Scientists are still working out whether BPP is equal to P, but have not come to a definitive conclusion yet [2].

### Bonus: PSPACE#

Since we’ve covered most of the complexity classes, here’s another one you may run across—PSPACE. This class is a lot like P, but instead of being parameterized by the amount of time it takes to solve the problem, PSPACE contains the problems that are solvable with a polynomial amount of memory. This could mean that the problem is not solvable with respect to time in polynomial time, but can be solved with a reasonable finite amount of storage space.

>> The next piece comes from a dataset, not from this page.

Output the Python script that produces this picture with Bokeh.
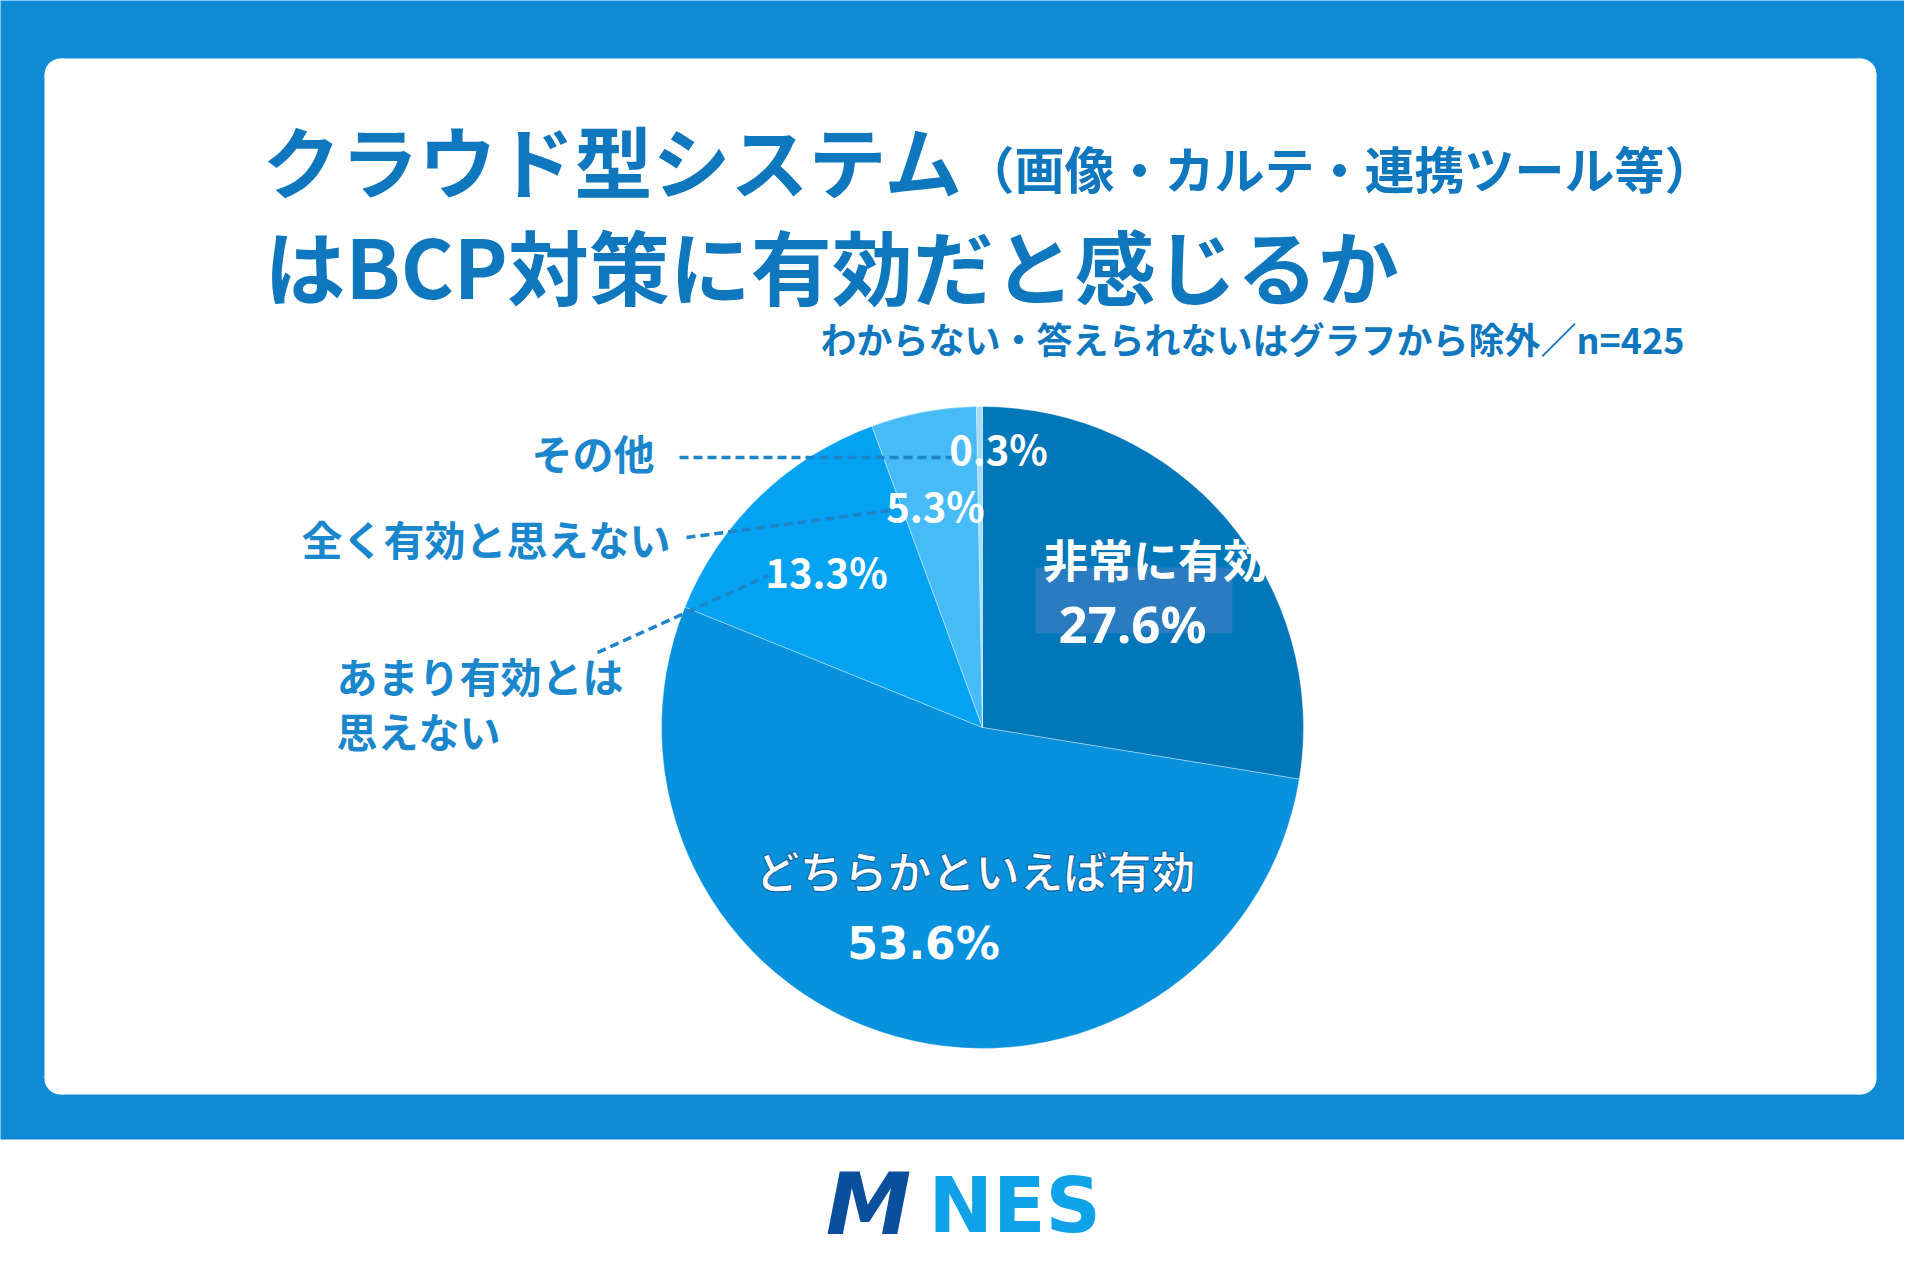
import numpy as np
from bokeh.plotting import figure
from bokeh.models import ColumnDataSource, Range1d
from bokeh.core.properties import value
from bokeh.embed import file_html
from bokeh.resources import INLINE

# ---------------- data ----------------
categories = ["非常に有効", "どちらかといえば有効", "あまり有効とは思えない", "全く有効と思えない", "その他"]
values = [27.6, 53.6, 13.3, 5.3, 0.3]
colors = ["#0077b8", "#0891dc", "#03a3f1", "#47bbf6", "#a6dcf7"]

title_main = "クラウド型システム"
title_paren = "（画像・カルテ・連携ツール等）"
title_line2 = "はBCP対策に有効だと感じるか"
subtitle = "わからない・答えられないはグラフから除外／n=425"
brand_a = "M"
brand_b = "NES"

# ---------------- style ----------------
BLUE = "#0f8bd6"
TITLE_C = "#0f77bd"
LABEL_C = "#1a86cc"
JP = value("Noto Sans CJK JP")
JPY = -6  # vertical correction for CJK font metrics

W, H = 1904, 1264
p = figure(width=W, height=H, x_range=Range1d(0, 1904), y_range=Range1d(16, 1280),
           output_backend="svg", toolbar_location=None, min_border=0)
p.axis.visible = False
p.grid.visible = False
p.outline_line_color = None
p.background_fill_color = "white"
p.border_fill_color = "white"


def Y(v):
    return 1280 - v


# background band and card
p.quad(left=-10, right=1930, top=Y(-10), bottom=Y(1139), fill_color=BLUE, line_color=None)
CL, CR, CT, CB, RAD = 44, 1876, 58, 1094, 16
p.quad(left=[CL, CL + RAD], right=[CR, CR - RAD], top=[Y(CT + RAD), Y(CT)], bottom=[Y(CB - RAD), Y(CB)],
       fill_color="white", line_color=None)
p.circle(x=[CL + RAD, CR - RAD, CL + RAD, CR - RAD], y=[Y(CT + RAD), Y(CT + RAD), Y(CB - RAD), Y(CB - RAD)],
         radius=RAD, fill_color="white", line_color=None)

# ---------------- pie ----------------
CX, CY, R = 982, 727, 321
vals = np.array(values, dtype=float)
fr = vals / vals.sum()
cum = np.concatenate([[0.0], np.cumsum(fr)])
start = np.pi / 2 - 2 * np.pi * cum[:-1]
end = np.pi / 2 - 2 * np.pi * cum[1:]
src = ColumnDataSource(dict(cat=categories, val=values, start=start, end=end, color=colors))
p.wedge(x=CX, y=Y(CY), radius=R, start_angle="start", end_angle="end", direction="clock",
        fill_color="color", line_color="white", line_alpha=0.35, line_width=1, source=src)

# highlight box behind 非常に有効
p.quad(left=1035, right=1232, top=Y(567), bottom=Y(633), fill_color="#2b7bc0", line_color=None)

pct = {c: f"{v:.1f}%" for c, v in zip(categories, values)}

# inside labels
p.text(x=[1155], y=[Y(564 + JPY)], text=[categories[0]], text_font=JP, text_font_style="bold",
       text_font_size="45px", text_color="white", text_align="center", text_baseline="middle")
p.text(x=[1132], y=[Y(622)], text=[pct[categories[0]]], text_font=value("Noto Sans"), text_font_style="bold",
       text_font_size="51px", text_color="white", text_align="center", text_baseline="middle")
p.text(x=[975], y=[Y(875 + JPY)], text=[categories[1]], text_font=JP, text_font_style="bold",
       text_font_size="44px", text_color="white", text_align="center", text_baseline="middle",
       text_outline_color="#0b5d9e")
p.text(x=[923], y=[Y(943)], text=[pct[categories[1]]], text_font=value("DejaVu Sans"), text_font_style="bold",
       text_font_size="44px", text_color="white", text_align="center", text_baseline="middle")

# small percentage labels
small_pos = {categories[2]: (826, 576), categories[3]: (935, 510), categories[4]: (998, 453)}
p.text(x=[small_pos[c][0] for c in categories[2:]], y=[Y(small_pos[c][1] + JPY) for c in categories[2:]],
       text=[pct[c] for c in categories[2:]], text_font=JP, text_font_style="bold",
       text_font_size="40px", text_color="white", text_align="center", text_baseline="middle")

# leader lines
lead = {categories[4]: ([679, 951], [457, 457]),
        categories[3]: ([686, 890], [537, 510]),
        categories[2]: ([597, 768], [652, 575])}
p.multi_line(xs=[lead[c][0] for c in categories[2:]], ys=[[Y(v) for v in lead[c][1]] for c in categories[2:]],
             line_color="#1d85c8", line_width=3.5, line_dash="9 5")

# outside labels
out_lines = {categories[4]: [categories[4]],
             categories[3]: [categories[3]],
             categories[2]: ["あまり有効とは", "思えない"]}
out_pos = {categories[4]: (531, [457]), categories[3]: (301, [543]), categories[2]: (336, [680, 735])}
ox, oy, ot = [], [], []
for c in categories[2:]:
    for line, yy in zip(out_lines[c], out_pos[c][1]):
        ox.append(out_pos[c][0]); oy.append(Y(yy + JPY)); ot.append(line)
p.text(x=ox, y=oy, text=ot, text_font=JP, text_font_style="bold", text_font_size="41px",
       text_color=LABEL_C, text_align="left", text_baseline="middle")

# ---------------- titles ----------------
p.text(x=[262], y=[Y(164 + JPY)], text=[title_main], text_font=JP, text_font_style="bold", text_font_size="78px",
       text_color=TITLE_C, text_align="left", text_baseline="middle")
p.text(x=[964], y=[Y(172 + JPY)], text=[title_paren], text_font=JP, text_font_style="bold", text_font_size="50px",
       text_color=TITLE_C, text_align="left", text_baseline="middle")
p.text(x=[264], y=[Y(269 + JPY)], text=[title_line2], text_font=JP, text_font_style="bold", text_font_size="81px",
       text_color=TITLE_C, text_align="left", text_baseline="middle")
p.text(x=[1684], y=[Y(343 + JPY)], text=[subtitle], text_font=JP, text_font_style="bold", text_font_size="36px",
       text_color=TITLE_C, text_align="right", text_baseline="middle")

# ---------------- brand ----------------
p.text(x=[868], y=[Y(1203)], text=[brand_a], text_font=value("DejaVu Sans"), text_font_style="bold italic",
       text_font_size="86px", text_color="#0a4f9c", text_align="center", text_baseline="middle")
p.text(x=[928], y=[Y(1205)], text=[brand_b], text_font=value("DejaVu Sans"), text_font_style="bold",
       text_font_size="77px", text_color="#10a2e8", text_align="left", text_baseline="middle")

open("out.html", "w").write(file_html(p, INLINE))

Because of this rule, NP and P are both contained within PSPACE [2].

## Looking ahead: approaching computational problems with quantum computers#

So, why all of the fuss over quantum computers? Why are we so excited about them if they cannot solve NP-complete problems? Well, first of all, there is no guarantee that any computer we are able to build, either classical, quantum, or whatever else we may think up, will ever be able to solve those types of problems.

However, we just looked at one algorithm that illustrates the power of quantum computers: Shor’s algorithm. If we can find more algorithms that allow us to exploit the power of quantum computers and their ability to store and manipulate more data than classical computers can, we may still make far greater strides than we could ever do using only their classical cousins. Quantum computing is still very much a frontier field, full of uncertainties and surprises.

## References#

[1] Nielsen, M. A., & Chuang, I. L. (2011). Quantum Computation and Quantum Information: 10th Anniversary Edition. Cambridge University Press.

[2] Hartnett, Kevin. “A Short Guide to Hard Problems.” Quanta Magazine, 16 July 2018, linked here.